YOUR GOAL -> Without the pictures, repeat the listing character for character.

DATA ->
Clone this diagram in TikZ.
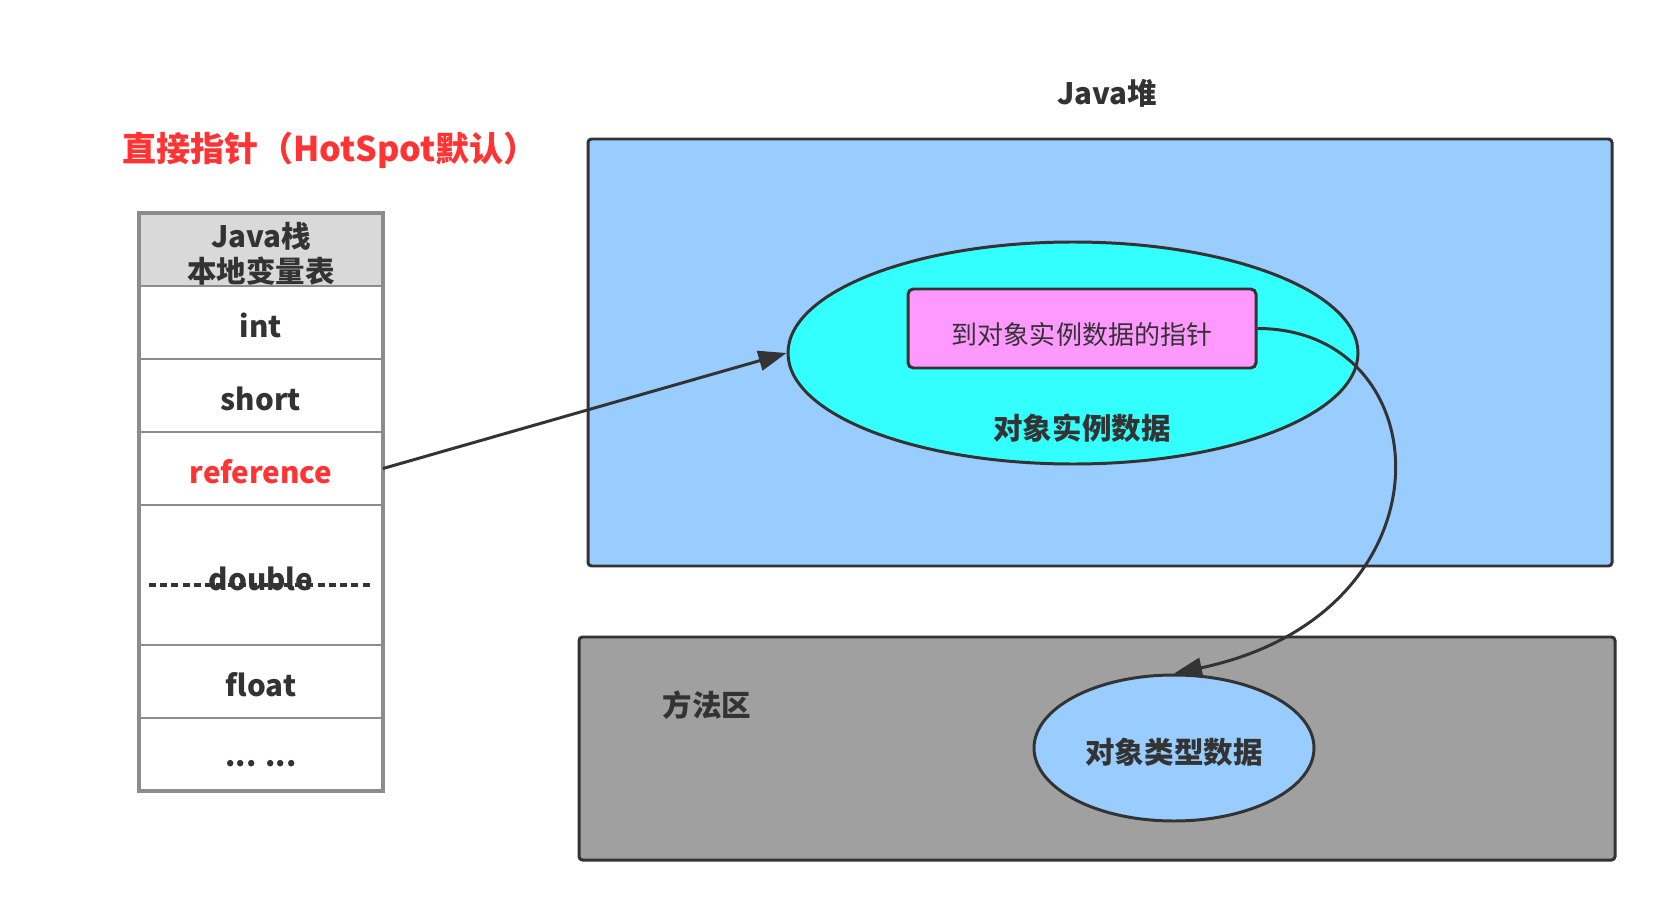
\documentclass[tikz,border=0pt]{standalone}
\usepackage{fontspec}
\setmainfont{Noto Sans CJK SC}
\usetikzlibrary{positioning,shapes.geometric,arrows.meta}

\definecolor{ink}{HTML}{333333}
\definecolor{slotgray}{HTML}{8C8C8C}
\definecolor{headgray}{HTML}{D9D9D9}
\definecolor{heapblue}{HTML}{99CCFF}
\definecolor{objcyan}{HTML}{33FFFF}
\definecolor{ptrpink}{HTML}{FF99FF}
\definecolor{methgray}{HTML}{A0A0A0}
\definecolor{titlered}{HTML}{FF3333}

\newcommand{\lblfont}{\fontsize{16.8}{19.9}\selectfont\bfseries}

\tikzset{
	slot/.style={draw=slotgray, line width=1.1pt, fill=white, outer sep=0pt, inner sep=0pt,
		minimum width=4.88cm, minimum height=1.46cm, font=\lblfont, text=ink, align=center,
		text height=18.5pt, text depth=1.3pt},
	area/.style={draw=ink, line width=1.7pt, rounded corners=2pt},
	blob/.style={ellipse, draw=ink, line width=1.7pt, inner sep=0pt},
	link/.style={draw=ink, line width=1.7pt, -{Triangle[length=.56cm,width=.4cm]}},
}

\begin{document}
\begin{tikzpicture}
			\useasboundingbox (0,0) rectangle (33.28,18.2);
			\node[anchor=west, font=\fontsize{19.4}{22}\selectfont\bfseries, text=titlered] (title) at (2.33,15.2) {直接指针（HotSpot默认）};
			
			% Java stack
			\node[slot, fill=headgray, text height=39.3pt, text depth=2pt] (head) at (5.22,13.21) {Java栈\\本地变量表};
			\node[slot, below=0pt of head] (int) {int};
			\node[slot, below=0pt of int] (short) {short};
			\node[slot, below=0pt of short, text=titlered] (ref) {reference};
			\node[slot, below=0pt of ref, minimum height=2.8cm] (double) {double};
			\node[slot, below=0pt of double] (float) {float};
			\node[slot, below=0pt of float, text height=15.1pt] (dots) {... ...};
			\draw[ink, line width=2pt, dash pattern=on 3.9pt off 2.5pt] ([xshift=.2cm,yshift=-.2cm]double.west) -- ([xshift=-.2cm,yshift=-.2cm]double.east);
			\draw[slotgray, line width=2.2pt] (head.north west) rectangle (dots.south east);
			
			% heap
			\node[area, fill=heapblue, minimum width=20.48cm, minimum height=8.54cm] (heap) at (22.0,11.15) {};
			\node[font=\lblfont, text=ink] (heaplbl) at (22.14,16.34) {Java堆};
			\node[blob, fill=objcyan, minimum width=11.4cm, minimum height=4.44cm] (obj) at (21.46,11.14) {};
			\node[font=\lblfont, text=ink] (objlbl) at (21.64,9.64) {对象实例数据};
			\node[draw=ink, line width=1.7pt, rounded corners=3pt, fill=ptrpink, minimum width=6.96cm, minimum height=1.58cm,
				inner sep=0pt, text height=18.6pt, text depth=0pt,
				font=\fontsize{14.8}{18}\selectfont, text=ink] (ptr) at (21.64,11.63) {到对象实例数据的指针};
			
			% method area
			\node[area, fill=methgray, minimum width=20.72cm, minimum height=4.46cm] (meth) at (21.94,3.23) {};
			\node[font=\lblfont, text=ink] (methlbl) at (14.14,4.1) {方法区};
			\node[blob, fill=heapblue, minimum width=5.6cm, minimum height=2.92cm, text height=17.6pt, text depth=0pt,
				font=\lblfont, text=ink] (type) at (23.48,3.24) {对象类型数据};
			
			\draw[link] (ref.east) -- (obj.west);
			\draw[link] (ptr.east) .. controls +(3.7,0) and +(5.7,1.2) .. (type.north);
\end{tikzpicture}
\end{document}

ANSWER TO THE EXERCISE ->
Clone this diagram in TikZ.
\documentclass[tikz,border=0pt]{standalone}
\usepackage{fontspec}
\setmainfont{Noto Sans CJK SC}
\usetikzlibrary{positioning,shapes.geometric,arrows.meta}

\definecolor{ink}{HTML}{333333}
\definecolor{slotgray}{HTML}{8C8C8C}
\definecolor{headgray}{HTML}{D9D9D9}
\definecolor{heapblue}{HTML}{99CCFF}
\definecolor{objcyan}{HTML}{33FFFF}
\definecolor{ptrpink}{HTML}{FF99FF}
\definecolor{methgray}{HTML}{A0A0A0}
\definecolor{titlered}{HTML}{FF3333}

\newcommand{\lblfont}{\fontsize{16.8}{19.9}\selectfont\bfseries}

\tikzset{
	slot/.style={draw=slotgray, line width=1.1pt, fill=white, outer sep=0pt, inner sep=0pt,
		minimum width=4.88cm, minimum height=1.46cm, font=\lblfont, text=ink, align=center,
		text height=18.5pt, text depth=1.3pt},
	area/.style={draw=ink, line width=1.7pt, rounded corners=2pt},
	blob/.style={ellipse, draw=ink, line width=1.7pt, inner sep=0pt},
	link/.style={draw=ink, line width=1.7pt, -{Triangle[length=.56cm,width=.4cm]}},
}

\begin{document}
\begin{tikzpicture}
			\useasboundingbox (0,0) rectangle (33.28,18.2);
			\node[anchor=west, font=\fontsize{19.4}{22}\selectfont\bfseries, text=titlered] (title) at (2.33,15.2) {直接指针（HotSpot默认）};
			
			% Java stack
			\node[slot, fill=headgray, text height=39.3pt, text depth=2pt] (head) at (5.22,13.21) {Java栈\\本地变量表};
			\node[slot, below=0pt of head] (int) {int};
			\node[slot, below=0pt of int] (short) {short};
			\node[slot, below=0pt of short, text=titlered] (ref) {reference};
			\node[slot, below=0pt of ref, minimum height=2.8cm] (double) {double};
			\node[slot, below=0pt of double] (float) {float};
			\node[slot, below=0pt of float, text height=15.1pt] (dots) {... ...};
			\draw[ink, line width=2pt, dash pattern=on 3.9pt off 2.5pt] ([xshift=.2cm,yshift=-.2cm]double.west) -- ([xshift=-.2cm,yshift=-.2cm]double.east);
			\draw[slotgray, line width=2.2pt] (head.north west) rectangle (dots.south east);
			
			% heap
			\node[area, fill=heapblue, minimum width=20.48cm, minimum height=8.54cm] (heap) at (22.0,11.15) {};
			\node[font=\lblfont, text=ink] (heaplbl) at (22.14,16.34) {Java堆};
			\node[blob, fill=objcyan, minimum width=11.4cm, minimum height=4.44cm] (obj) at (21.46,11.14) {};
			\node[font=\lblfont, text=ink] (objlbl) at (21.64,9.64) {对象实例数据};
			\node[draw=ink, line width=1.7pt, rounded corners=3pt, fill=ptrpink, minimum width=6.96cm, minimum height=1.58cm,
				inner sep=0pt, text height=18.6pt, text depth=0pt,
				font=\fontsize{14.8}{18}\selectfont, text=ink] (ptr) at (21.64,11.63) {到对象实例数据的指针};
			
			% method area
			\node[area, fill=methgray, minimum width=20.72cm, minimum height=4.46cm] (meth) at (21.94,3.23) {};
			\node[font=\lblfont, text=ink] (methlbl) at (14.14,4.1) {方法区};
			\node[blob, fill=heapblue, minimum width=5.6cm, minimum height=2.92cm, text height=17.6pt, text depth=0pt,
				font=\lblfont, text=ink] (type) at (23.48,3.24) {对象类型数据};
			
			\draw[link] (ref.east) -- (obj.west);
			\draw[link] (ptr.east) .. controls +(3.7,0) and +(5.7,1.2) .. (type.north);
\end{tikzpicture}
\end{document}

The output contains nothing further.